Motivation&Challenge:

• Task: Our method addresses a fundamental challenge in instructional video procedure planning - predicting intermediate actions when only given start and end visual information. Since we lack direct supervision for intermediate states during training and inference, developing an effective approach to reconstruct these missing visual features becomes crucial for accurate prediction.
• Supervision level: While existing approaches are constrained by text-level supervision that offers only limited insights into visual state transitions, our method advances beyond this by incorporating visual-level supervision from start and end observations. However, we face a critical challenge - the absence of real intermediate visual features during the denoising process. This limitation motivates our novel interpolation approach that reconstructs these missing visual states, enabling us to model the temporal progression in significantly more detail and comprehensiveness compared to methods relying solely on text supervision.
• Interpolation: We propose interpolation as an elegant and effective solution to generate intermediate visual features, addressing the absence of real intermediate visual features especially during inference. Visual features inherently possess continuity and logical coherence, allowing interpolation to naturally preserve the holistic semantic information while introducing rich and diverse details. Furthermore, the mathematical simplicity and computational efficiency of interpolation make it an ideal choice that seamlessly integrates into our framework.

However, this task remains challenging. As shown in Table 6 (ablation experiments for our latent space temporal logical interpolation module), using only an interpolator does not achieve the best performance. To address this, we have implemented several enhancements:

• We added an observation encoder before the interpolator to extract latent features and filter out noise.
• We incorporated transformer encoder blocks to enhance logical relationships between features.

These additions have significantly improved our model's performance, leading to the best results among compared methods.

Upper Bound: As suggested, we have conducted additional experiments using real visual features as supervision to test the upper bound of our method. The outcomes vary based on dataset characteristics (size, especially the kinds of tasks and actions, and average action sequence lengths). To explain this phenomenon, we divide our interpolated features into two parts: simple memory and hard temporal logical relationships.

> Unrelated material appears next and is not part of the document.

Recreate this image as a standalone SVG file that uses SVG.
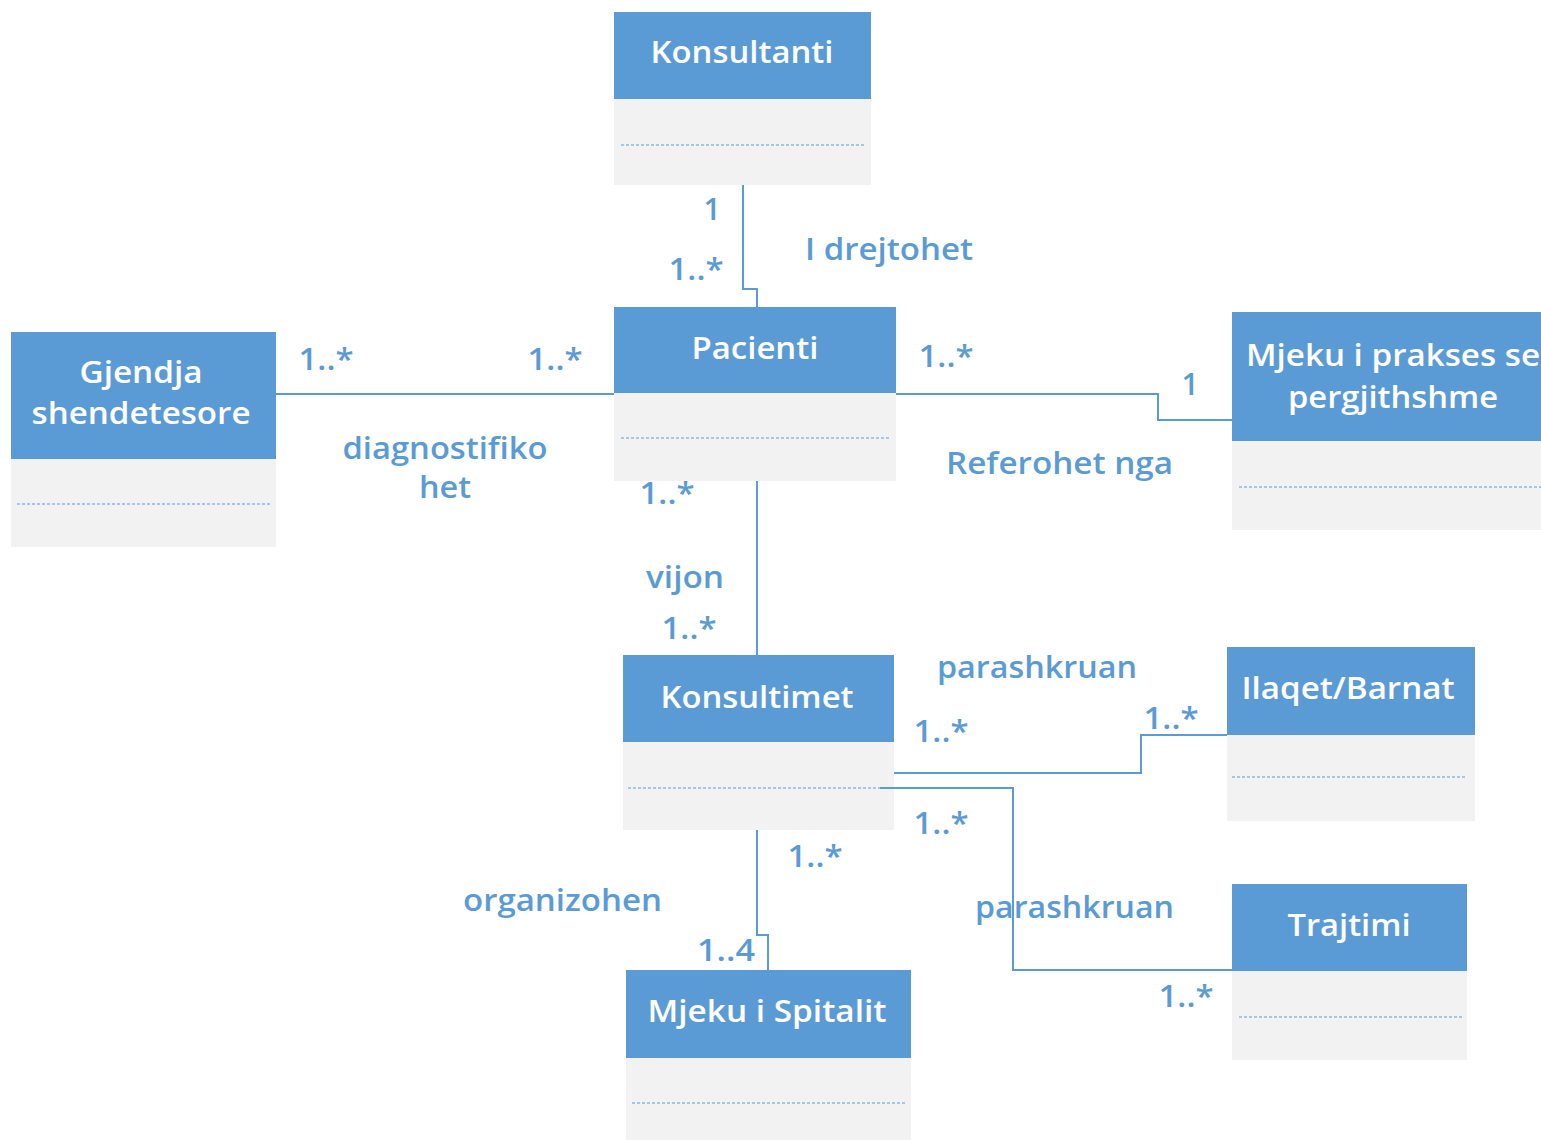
<svg xmlns="http://www.w3.org/2000/svg" width="1541" height="1140" viewBox="0 0 1541 1140">
  <style>
    .hdr { fill: #5B9BD5; }
    .body { fill: #F2F2F2; }
    .sep { stroke: #5B9BD5; stroke-width: 1.2; stroke-dasharray: 3 2; fill: none; }
    .title { fill: #FFFFFF; font-family: "Open Sans", "Noto Sans", sans-serif; font-size: 30px; font-weight: 600; text-anchor: middle; }
    .lbl { fill: #5B9BD5; font-family: "Open Sans", "Noto Sans", sans-serif; font-size: 30px; font-weight: 600; }
    .mid { text-anchor: middle; }
    .conn { stroke: #5B9BD5; stroke-width: 2; fill: none; }
  </style>

  <!-- class boxes -->
  <g id="konsultanti">
    <rect class="hdr" x="614" y="12" width="257" height="87"/>
    <rect class="body" x="614" y="99" width="257" height="86"/>
    <line class="sep" x1="621" y1="145" x2="865" y2="145"/>
    <text class="title" x="742" y="63" textLength="183" lengthAdjust="spacingAndGlyphs">Konsultanti</text>
  </g>

  <g id="pacienti">
    <rect class="hdr" x="614" y="307" width="282" height="86"/>
    <rect class="body" x="614" y="393" width="282" height="88"/>
    <line class="sep" x1="621" y1="438" x2="890" y2="438"/>
    <text class="title" x="755" y="359" textLength="127" lengthAdjust="spacingAndGlyphs">Pacienti</text>
  </g>

  <g id="gjendja">
    <rect class="hdr" x="11" y="332" width="265" height="127"/>
    <rect class="body" x="11" y="459" width="265" height="88"/>
    <line class="sep" x1="17" y1="504" x2="270" y2="504"/>
    <text class="title" x="141" y="383" textLength="123" lengthAdjust="spacingAndGlyphs">Gjendja</text>
    <text class="title" x="141" y="424" textLength="219" lengthAdjust="spacingAndGlyphs">shendetesore</text>
  </g>

  <g id="mjeku-prakses">
    <rect class="hdr" x="1232" y="312" width="330" height="129"/>
    <rect class="body" x="1232" y="441" width="330" height="89"/>
    <line class="sep" x1="1239" y1="487" x2="1541" y2="487"/>
    <text class="title" x="1393" y="366" textLength="294" lengthAdjust="spacingAndGlyphs">Mjeku i prakses se</text>
    <text class="title" x="1393" y="408" textLength="210" lengthAdjust="spacingAndGlyphs">pergjithshme</text>
  </g>

  <g id="konsultimet">
    <rect class="hdr" x="623" y="655" width="271" height="87"/>
    <rect class="body" x="623" y="742" width="271" height="88"/>
    <line class="sep" x1="628" y1="788" x2="888" y2="788"/>
    <text class="title" x="757" y="708" textLength="193" lengthAdjust="spacingAndGlyphs">Konsultimet</text>
  </g>

  <g id="ilaqet">
    <rect class="hdr" x="1227" y="647" width="248" height="88"/>
    <rect class="body" x="1227" y="735" width="248" height="86"/>
    <line class="sep" x1="1232" y1="777" x2="1467" y2="777"/>
    <text class="title" x="1348" y="699" textLength="213" lengthAdjust="spacingAndGlyphs">Ilaqet/Barnat</text>
  </g>

  <g id="trajtimi">
    <rect class="hdr" x="1232" y="884" width="235" height="87"/>
    <rect class="body" x="1232" y="971" width="235" height="89"/>
    <line class="sep" x1="1239" y1="1017" x2="1462" y2="1017"/>
    <text class="title" x="1349" y="936" textLength="123" lengthAdjust="spacingAndGlyphs">Trajtimi</text>
  </g>

  <g id="mjeku-spitalit">
    <rect class="hdr" x="626" y="970" width="285" height="88"/>
    <rect class="body" x="626" y="1058" width="285" height="82"/>
    <line class="sep" x1="632" y1="1103" x2="906" y2="1103"/>
    <text class="title" x="767" y="1022" textLength="239" lengthAdjust="spacingAndGlyphs">Mjeku i Spitalit</text>
  </g>

  <!-- associations -->
  <g id="connectors">
    <polyline class="conn" points="743,185 743,289 757,289 757,307"/>
    <line class="conn" x1="276" y1="394" x2="614" y2="394"/>
    <polyline class="conn" points="896,394 1158,394 1158,420 1232,420"/>
    <line class="conn" x1="757" y1="481" x2="757" y2="655"/>
    <polyline class="conn" points="894,773 1141,773 1141,735 1227,735"/>
    <polyline class="conn" points="880,788 1013,788 1013,970 1232,970"/>
    <polyline class="conn" points="757,830 757,935 768,935 768,970"/>
  </g>

  <!-- association labels and multiplicities -->
  <g id="labels">
    <text class="lbl mid" x="712" y="220">1</text>
    <text class="lbl mid" x="696" y="280" textLength="55" lengthAdjust="spacingAndGlyphs">1..*</text>
    <text class="lbl" x="805" y="260" textLength="168" lengthAdjust="spacingAndGlyphs">I drejtohet</text>

    <text class="lbl mid" x="326" y="370" textLength="55" lengthAdjust="spacingAndGlyphs">1..*</text>
    <text class="lbl mid" x="555" y="370" textLength="55" lengthAdjust="spacingAndGlyphs">1..*</text>
    <text class="lbl mid" x="445" y="459" textLength="205" lengthAdjust="spacingAndGlyphs">diagnostifiko</text>
    <text class="lbl mid" x="445" y="498" textLength="52" lengthAdjust="spacingAndGlyphs">het</text>

    <text class="lbl mid" x="946" y="367" textLength="55" lengthAdjust="spacingAndGlyphs">1..*</text>
    <text class="lbl mid" x="1190" y="395">1</text>
    <text class="lbl" x="946" y="474" textLength="227" lengthAdjust="spacingAndGlyphs">Referohet nga</text>

    <text class="lbl mid" x="667" y="504" textLength="55" lengthAdjust="spacingAndGlyphs">1..*</text>
    <text class="lbl mid" x="685" y="588" textLength="78" lengthAdjust="spacingAndGlyphs">vijon</text>
    <text class="lbl mid" x="689" y="639" textLength="55" lengthAdjust="spacingAndGlyphs">1..*</text>

    <text class="lbl" x="937" y="678" textLength="200" lengthAdjust="spacingAndGlyphs">parashkruan</text>
    <text class="lbl mid" x="941" y="742" textLength="55" lengthAdjust="spacingAndGlyphs">1..*</text>
    <text class="lbl mid" x="1171" y="729" textLength="55" lengthAdjust="spacingAndGlyphs">1..*</text>

    <text class="lbl mid" x="941" y="834" textLength="55" lengthAdjust="spacingAndGlyphs">1..*</text>
    <text class="lbl mid" x="815" y="867" textLength="55" lengthAdjust="spacingAndGlyphs">1..*</text>
    <text class="lbl" x="463" y="911" textLength="199" lengthAdjust="spacingAndGlyphs">organizohen</text>
    <text class="lbl" x="975" y="918" textLength="199" lengthAdjust="spacingAndGlyphs">parashkruan</text>
    <text class="lbl mid" x="726" y="961" textLength="58" lengthAdjust="spacingAndGlyphs">1..4</text>
    <text class="lbl mid" x="1186" y="1007" textLength="55" lengthAdjust="spacingAndGlyphs">1..*</text>
  </g>
</svg>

For COIN, with its largest size but shortest sequences, interpolated features excel in simple memory-focused tasks. NIV, the smallest but with longest sequences, shows comparable performance between real and interpolated features. CrossTask, being large with long sequences, reveals a significant performance gap favoring real features.

These findings highlight a trade-off: interpolated features perform well in simpler datasets but struggle with complex temporal relationships in larger, more diverse datasets. This underscores the need for improved interpolation methods to effectively handle complex, temporally diverse datasets in future work.

Table 1: Upper bound of visual features supervision.

Revision. In the revision, we have added the discussion of upper bound of visual features supervision in Appendix D under the section "Upper Bound of Visual Features Supervision" at line 1000.

W2. A MLP is enough for this simple classification task.

A2. For long instructional videos, MLP classifiers are too simple to model complex spatial-temporal relationships between actions to obtain accurate task labels. To address this limitation, we propose transformer-based classifiers, which can better capture contextual relationships between classes through their self-attention mechanisms and long-term temporal relationship modeling capabilities. This is particularly important since classification accuracy is a crucial factor in the overall performance of our method.

To validate this, we conducted comprehensive ablation studies on classifier types in Appendix C (see "Transformer Classifier Type" section at line 863). Our experimental results (two tables below) show that using a better-performing transformer classifier leads to significant improvements in the overall results themselves under the same conditions.

Table 2: Classification results on CrossTask.

Table 3: Performance comparison on CrossTask.

Moreover, compared to PDPP's MLP and our transformer-based classifier, here is the resource comparison on CrossTask (with GeForce RTX 4090):

Table 4: Resource comparison on CrossTask.

Given the significant performance improvements shown in Table 2&3, we believe this slight increase in computational resources is a worthwhile trade-off.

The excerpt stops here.